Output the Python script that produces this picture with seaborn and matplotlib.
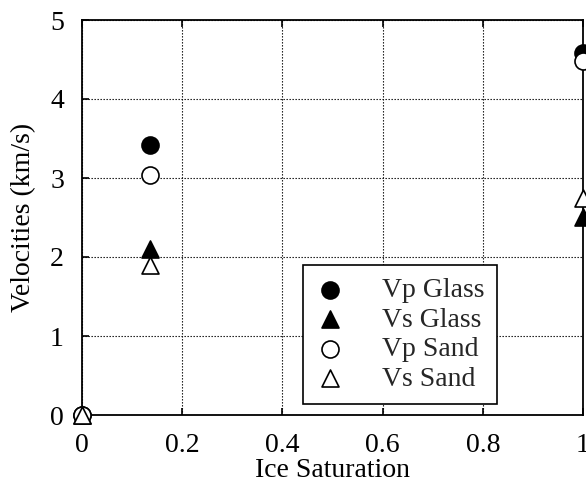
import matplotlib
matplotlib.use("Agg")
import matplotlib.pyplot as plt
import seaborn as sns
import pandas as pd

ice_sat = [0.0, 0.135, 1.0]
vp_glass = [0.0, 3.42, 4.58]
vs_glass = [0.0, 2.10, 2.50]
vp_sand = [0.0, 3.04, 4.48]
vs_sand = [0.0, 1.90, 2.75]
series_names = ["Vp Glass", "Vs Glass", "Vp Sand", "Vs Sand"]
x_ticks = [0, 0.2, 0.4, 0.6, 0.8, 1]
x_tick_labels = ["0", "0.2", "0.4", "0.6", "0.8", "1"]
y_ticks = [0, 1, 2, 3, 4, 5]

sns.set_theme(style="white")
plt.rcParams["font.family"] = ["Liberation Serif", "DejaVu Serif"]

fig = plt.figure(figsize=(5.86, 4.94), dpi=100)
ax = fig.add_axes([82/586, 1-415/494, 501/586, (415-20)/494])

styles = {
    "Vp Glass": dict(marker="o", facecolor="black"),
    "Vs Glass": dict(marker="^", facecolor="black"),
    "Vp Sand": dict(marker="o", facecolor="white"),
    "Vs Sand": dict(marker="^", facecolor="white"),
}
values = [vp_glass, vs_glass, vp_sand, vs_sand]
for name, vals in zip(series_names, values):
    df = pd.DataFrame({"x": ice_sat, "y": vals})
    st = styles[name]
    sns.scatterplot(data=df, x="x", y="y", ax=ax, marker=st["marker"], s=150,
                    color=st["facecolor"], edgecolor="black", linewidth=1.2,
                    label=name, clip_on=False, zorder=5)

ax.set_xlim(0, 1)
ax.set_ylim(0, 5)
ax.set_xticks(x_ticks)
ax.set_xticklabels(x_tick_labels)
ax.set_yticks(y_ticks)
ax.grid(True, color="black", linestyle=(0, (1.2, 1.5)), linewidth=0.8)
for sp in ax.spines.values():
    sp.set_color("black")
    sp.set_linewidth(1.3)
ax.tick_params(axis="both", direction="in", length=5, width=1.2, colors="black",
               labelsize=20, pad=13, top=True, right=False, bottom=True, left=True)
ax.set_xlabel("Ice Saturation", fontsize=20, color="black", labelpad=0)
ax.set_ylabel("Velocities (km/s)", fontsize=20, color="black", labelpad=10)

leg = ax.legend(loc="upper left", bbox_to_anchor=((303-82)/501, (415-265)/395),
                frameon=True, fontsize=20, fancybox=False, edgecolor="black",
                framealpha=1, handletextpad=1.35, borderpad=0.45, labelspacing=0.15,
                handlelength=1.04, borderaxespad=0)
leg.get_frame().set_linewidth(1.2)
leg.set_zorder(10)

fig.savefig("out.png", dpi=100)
-.-.-
> _Set problem_:
Transcribe the material exactly, leaving every picture out.

> _Full solution_:
Output the Python script that produces this picture with seaborn and matplotlib.
import matplotlib
matplotlib.use("Agg")
import matplotlib.pyplot as plt
import seaborn as sns
import pandas as pd

ice_sat = [0.0, 0.135, 1.0]
vp_glass = [0.0, 3.42, 4.58]
vs_glass = [0.0, 2.10, 2.50]
vp_sand = [0.0, 3.04, 4.48]
vs_sand = [0.0, 1.90, 2.75]
series_names = ["Vp Glass", "Vs Glass", "Vp Sand", "Vs Sand"]
x_ticks = [0, 0.2, 0.4, 0.6, 0.8, 1]
x_tick_labels = ["0", "0.2", "0.4", "0.6", "0.8", "1"]
y_ticks = [0, 1, 2, 3, 4, 5]

sns.set_theme(style="white")
plt.rcParams["font.family"] = ["Liberation Serif", "DejaVu Serif"]

fig = plt.figure(figsize=(5.86, 4.94), dpi=100)
ax = fig.add_axes([82/586, 1-415/494, 501/586, (415-20)/494])

styles = {
    "Vp Glass": dict(marker="o", facecolor="black"),
    "Vs Glass": dict(marker="^", facecolor="black"),
    "Vp Sand": dict(marker="o", facecolor="white"),
    "Vs Sand": dict(marker="^", facecolor="white"),
}
values = [vp_glass, vs_glass, vp_sand, vs_sand]
for name, vals in zip(series_names, values):
    df = pd.DataFrame({"x": ice_sat, "y": vals})
    st = styles[name]
    sns.scatterplot(data=df, x="x", y="y", ax=ax, marker=st["marker"], s=150,
                    color=st["facecolor"], edgecolor="black", linewidth=1.2,
                    label=name, clip_on=False, zorder=5)

ax.set_xlim(0, 1)
ax.set_ylim(0, 5)
ax.set_xticks(x_ticks)
ax.set_xticklabels(x_tick_labels)
ax.set_yticks(y_ticks)
ax.grid(True, color="black", linestyle=(0, (1.2, 1.5)), linewidth=0.8)
for sp in ax.spines.values():
    sp.set_color("black")
    sp.set_linewidth(1.3)
ax.tick_params(axis="both", direction="in", length=5, width=1.2, colors="black",
               labelsize=20, pad=13, top=True, right=False, bottom=True, left=True)
ax.set_xlabel("Ice Saturation", fontsize=20, color="black", labelpad=0)
ax.set_ylabel("Velocities (km/s)", fontsize=20, color="black", labelpad=10)

leg = ax.legend(loc="upper left", bbox_to_anchor=((303-82)/501, (415-265)/395),
                frameon=True, fontsize=20, fancybox=False, edgecolor="black",
                framealpha=1, handletextpad=1.35, borderpad=0.45, labelspacing=0.15,
                handlelength=1.04, borderaxespad=0)
leg.get_frame().set_linewidth(1.2)
leg.set_zorder(10)

fig.savefig("out.png", dpi=100)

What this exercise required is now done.